> _Data block_:
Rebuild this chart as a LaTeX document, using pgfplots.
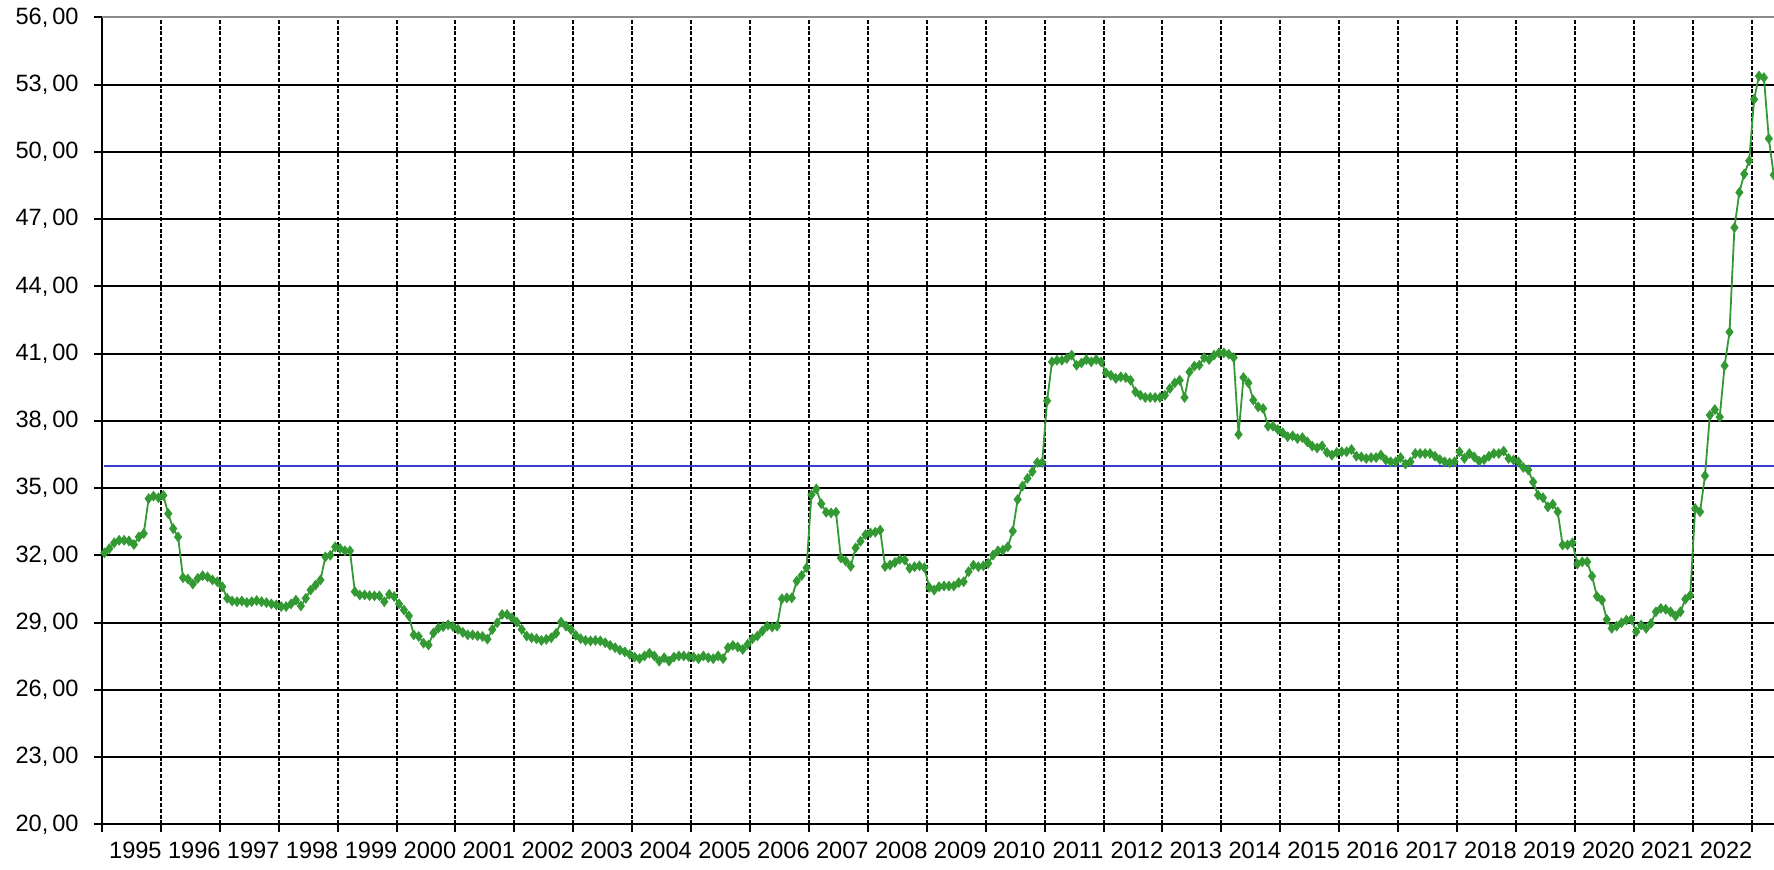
\documentclass[border=0pt]{standalone}
\usepackage{fontspec}
\setmainfont{Liberation Sans}
\usepackage{pgfplots}
\usepackage{pgfplotstable}
\pgfplotsset{compat=1.18}
\definecolor{lgreen}{RGB}{51,153,51}
\definecolor{lblue}{RGB}{60,60,205}
\definecolor{topgray}{RGB}{140,140,140}

\pgfplotstableread{
v
32.11
32.30
32.56
32.67
32.67
32.64
32.48
32.82
32.97
34.53
34.64
34.57
34.67
33.86
33.19
32.82
31.00
30.94
30.72
30.97
31.09
31.04
30.90
30.82
30.60
30.08
29.96
29.93
29.96
29.89
29.93
29.98
29.93
29.89
29.83
29.79
29.71
29.71
29.83
30.00
29.74
30.08
30.45
30.67
30.90
31.93
32.00
32.38
32.30
32.20
32.20
30.38
30.23
30.23
30.20
30.19
30.19
29.93
30.26
30.16
29.83
29.56
29.30
28.45
28.38
28.08
28.00
28.53
28.75
28.82
28.90
28.82
28.70
28.56
28.45
28.45
28.41
28.38
28.26
28.69
28.99
29.36
29.36
29.21
29.02
28.69
28.40
28.32
28.28
28.20
28.25
28.32
28.52
29.02
28.84
28.69
28.43
28.28
28.20
28.18
28.20
28.18
28.10
27.98
27.88
27.77
27.69
27.58
27.46
27.39
27.51
27.63
27.51
27.28
27.43
27.28
27.46
27.51
27.51
27.48
27.46
27.39
27.51
27.43
27.39
27.51
27.39
27.88
27.98
27.91
27.80
28.03
28.28
28.40
28.62
28.84
28.80
28.84
30.06
30.10
30.10
30.85
31.10
31.44
34.70
34.96
34.30
33.92
33.89
33.92
31.88
31.74
31.51
32.33
32.63
32.92
33.00
33.03
33.12
31.50
31.57
31.68
31.82
31.79
31.42
31.49
31.53
31.45
30.57
30.45
30.60
30.63
30.63
30.63
30.78
30.82
31.27
31.56
31.49
31.53
31.64
32.01
32.20
32.23
32.38
33.08
34.49
35.09
35.43
35.73
36.14
36.14
38.89
40.63
40.70
40.70
40.78
40.93
40.48
40.58
40.73
40.63
40.73
40.63
40.14
40.03
39.89
39.96
39.93
39.81
39.29
39.14
39.04
39.04
39.04
39.04
39.14
39.44
39.69
39.81
39.04
40.18
40.44
40.48
40.82
40.73
40.93
41.03
41.03
40.97
40.82
37.39
39.93
39.69
38.92
38.62
38.55
37.76
37.76
37.61
37.47
37.29
37.33
37.21
37.25
37.06
36.87
36.79
36.88
36.59
36.47
36.59
36.62
36.62
36.72
36.42
36.39
36.32
36.36
36.36
36.47
36.25
36.17
36.17
36.36
36.07
36.17
36.54
36.54
36.54
36.54
36.42
36.27
36.17
36.13
36.17
36.62
36.32
36.54
36.39
36.20
36.27
36.42
36.54
36.54
36.65
36.32
36.25
36.17
35.92
35.81
35.27
34.68
34.57
34.16
34.28
33.94
32.46
32.46
32.56
31.61
31.71
31.71
31.07
30.17
30.00
29.14
28.74
28.84
28.99
29.11
29.14
28.59
28.89
28.74
28.96
29.48
29.63
29.59
29.48
29.29
29.48
30.04
30.22
34.09
33.94
35.55
38.25
38.50
38.17
40.46
41.96
46.62
48.19
49.01
49.60
52.34
53.38
53.31
50.59
48.97
}\pricedata

\begin{document}
\fontsize{11.8}{14}\selectfont
\begin{tikzpicture}
\path[use as bounding box] (0,0) rectangle (887pt,434.5pt);
\begin{axis}[
  at={(51pt,22.35pt)}, anchor=south west,
  scale only axis, width=836pt, height=403.5pt,
  xmin=0, xmax=340.56, ymin=20, ymax=56,
  clip=false,
  axis x line*=bottom, axis y line*=left,
  axis line style={black, line width=1pt},
  xtick={0,12,...,336}, xticklabels={},
  extra x ticks={6.8,18.8,...,330.8},
  extra x tick labels={1995,1996,1997,1998,1999,2000,2001,2002,2003,2004,2005,2006,2007,2008,2009,2010,2011,2012,2013,2014,2015,2016,2017,2018,2019,2020,2021,2022},
  extra x tick style={major tick length=0pt, grid=none},
  ytick={20,23,...,56},
  tick align=outside, major tick length=4pt,
  tick style={black, line width=1pt},
  grid=major,
  x grid style={black, line width=1pt, dash pattern=on 2pt off 0.9pt},
  y grid style={black, line width=1pt},
  xticklabel style={anchor=north, inner sep=0pt, yshift=-8.5pt},
  yticklabel style={anchor=east, inner sep=0pt, xshift=-7.5pt},
  /pgf/number format/fixed,
  /pgf/number format/fixed zerofill,
  /pgf/number format/precision=2,
  /pgf/number format/set decimal separator={,\,},
  /pgf/number format/assume math mode=true,
]
\addplot[lblue, line width=0.9pt, no marks] coordinates {(0.5,35.98) (340.56,35.98)};
\addplot[lgreen, line width=0.9pt, mark=diamond*, mark size=2.4pt,
  mark options={solid, fill=lgreen, draw=lgreen, line width=0.4pt}]
  table[x expr=\coordindex+0.5, y=v] {\pricedata};
\draw[topgray, line width=1pt] (rel axis cs:0,1) -- (rel axis cs:1,1);
\end{axis}
\end{tikzpicture}
\end{document}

> _Work required_: Reproduce the whole listing word for word, setting aside any pictures.

> _Exercise result_:
Rebuild this chart as a LaTeX document, using pgfplots.
\documentclass[border=0pt]{standalone}
\usepackage{fontspec}
\setmainfont{Liberation Sans}
\usepackage{pgfplots}
\usepackage{pgfplotstable}
\pgfplotsset{compat=1.18}
\definecolor{lgreen}{RGB}{51,153,51}
\definecolor{lblue}{RGB}{60,60,205}
\definecolor{topgray}{RGB}{140,140,140}

\pgfplotstableread{
v
32.11
32.30
32.56
32.67
32.67
32.64
32.48
32.82
32.97
34.53
34.64
34.57
34.67
33.86
33.19
32.82
31.00
30.94
30.72
30.97
31.09
31.04
30.90
30.82
30.60
30.08
29.96
29.93
29.96
29.89
29.93
29.98
29.93
29.89
29.83
29.79
29.71
29.71
29.83
30.00
29.74
30.08
30.45
30.67
30.90
31.93
32.00
32.38
32.30
32.20
32.20
30.38
30.23
30.23
30.20
30.19
30.19
29.93
30.26
30.16
29.83
29.56
29.30
28.45
28.38
28.08
28.00
28.53
28.75
28.82
28.90
28.82
28.70
28.56
28.45
28.45
28.41
28.38
28.26
28.69
28.99
29.36
29.36
29.21
29.02
28.69
28.40
28.32
28.28
28.20
28.25
28.32
28.52
29.02
28.84
28.69
28.43
28.28
28.20
28.18
28.20
28.18
28.10
27.98
27.88
27.77
27.69
27.58
27.46
27.39
27.51
27.63
27.51
27.28
27.43
27.28
27.46
27.51
27.51
27.48
27.46
27.39
27.51
27.43
27.39
27.51
27.39
27.88
27.98
27.91
27.80
28.03
28.28
28.40
28.62
28.84
28.80
28.84
30.06
30.10
30.10
30.85
31.10
31.44
34.70
34.96
34.30
33.92
33.89
33.92
31.88
31.74
31.51
32.33
32.63
32.92
33.00
33.03
33.12
31.50
31.57
31.68
31.82
31.79
31.42
31.49
31.53
31.45
30.57
30.45
30.60
30.63
30.63
30.63
30.78
30.82
31.27
31.56
31.49
31.53
31.64
32.01
32.20
32.23
32.38
33.08
34.49
35.09
35.43
35.73
36.14
36.14
38.89
40.63
40.70
40.70
40.78
40.93
40.48
40.58
40.73
40.63
40.73
40.63
40.14
40.03
39.89
39.96
39.93
39.81
39.29
39.14
39.04
39.04
39.04
39.04
39.14
39.44
39.69
39.81
39.04
40.18
40.44
40.48
40.82
40.73
40.93
41.03
41.03
40.97
40.82
37.39
39.93
39.69
38.92
38.62
38.55
37.76
37.76
37.61
37.47
37.29
37.33
37.21
37.25
37.06
36.87
36.79
36.88
36.59
36.47
36.59
36.62
36.62
36.72
36.42
36.39
36.32
36.36
36.36
36.47
36.25
36.17
36.17
36.36
36.07
36.17
36.54
36.54
36.54
36.54
36.42
36.27
36.17
36.13
36.17
36.62
36.32
36.54
36.39
36.20
36.27
36.42
36.54
36.54
36.65
36.32
36.25
36.17
35.92
35.81
35.27
34.68
34.57
34.16
34.28
33.94
32.46
32.46
32.56
31.61
31.71
31.71
31.07
30.17
30.00
29.14
28.74
28.84
28.99
29.11
29.14
28.59
28.89
28.74
28.96
29.48
29.63
29.59
29.48
29.29
29.48
30.04
30.22
34.09
33.94
35.55
38.25
38.50
38.17
40.46
41.96
46.62
48.19
49.01
49.60
52.34
53.38
53.31
50.59
48.97
}\pricedata

\begin{document}
\fontsize{11.8}{14}\selectfont
\begin{tikzpicture}
\path[use as bounding box] (0,0) rectangle (887pt,434.5pt);
\begin{axis}[
  at={(51pt,22.35pt)}, anchor=south west,
  scale only axis, width=836pt, height=403.5pt,
  xmin=0, xmax=340.56, ymin=20, ymax=56,
  clip=false,
  axis x line*=bottom, axis y line*=left,
  axis line style={black, line width=1pt},
  xtick={0,12,...,336}, xticklabels={},
  extra x ticks={6.8,18.8,...,330.8},
  extra x tick labels={1995,1996,1997,1998,1999,2000,2001,2002,2003,2004,2005,2006,2007,2008,2009,2010,2011,2012,2013,2014,2015,2016,2017,2018,2019,2020,2021,2022},
  extra x tick style={major tick length=0pt, grid=none},
  ytick={20,23,...,56},
  tick align=outside, major tick length=4pt,
  tick style={black, line width=1pt},
  grid=major,
  x grid style={black, line width=1pt, dash pattern=on 2pt off 0.9pt},
  y grid style={black, line width=1pt},
  xticklabel style={anchor=north, inner sep=0pt, yshift=-8.5pt},
  yticklabel style={anchor=east, inner sep=0pt, xshift=-7.5pt},
  /pgf/number format/fixed,
  /pgf/number format/fixed zerofill,
  /pgf/number format/precision=2,
  /pgf/number format/set decimal separator={,\,},
  /pgf/number format/assume math mode=true,
]
\addplot[lblue, line width=0.9pt, no marks] coordinates {(0.5,35.98) (340.56,35.98)};
\addplot[lgreen, line width=0.9pt, mark=diamond*, mark size=2.4pt,
  mark options={solid, fill=lgreen, draw=lgreen, line width=0.4pt}]
  table[x expr=\coordindex+0.5, y=v] {\pricedata};
\draw[topgray, line width=1pt] (rel axis cs:0,1) -- (rel axis cs:1,1);
\end{axis}
\end{tikzpicture}
\end{document}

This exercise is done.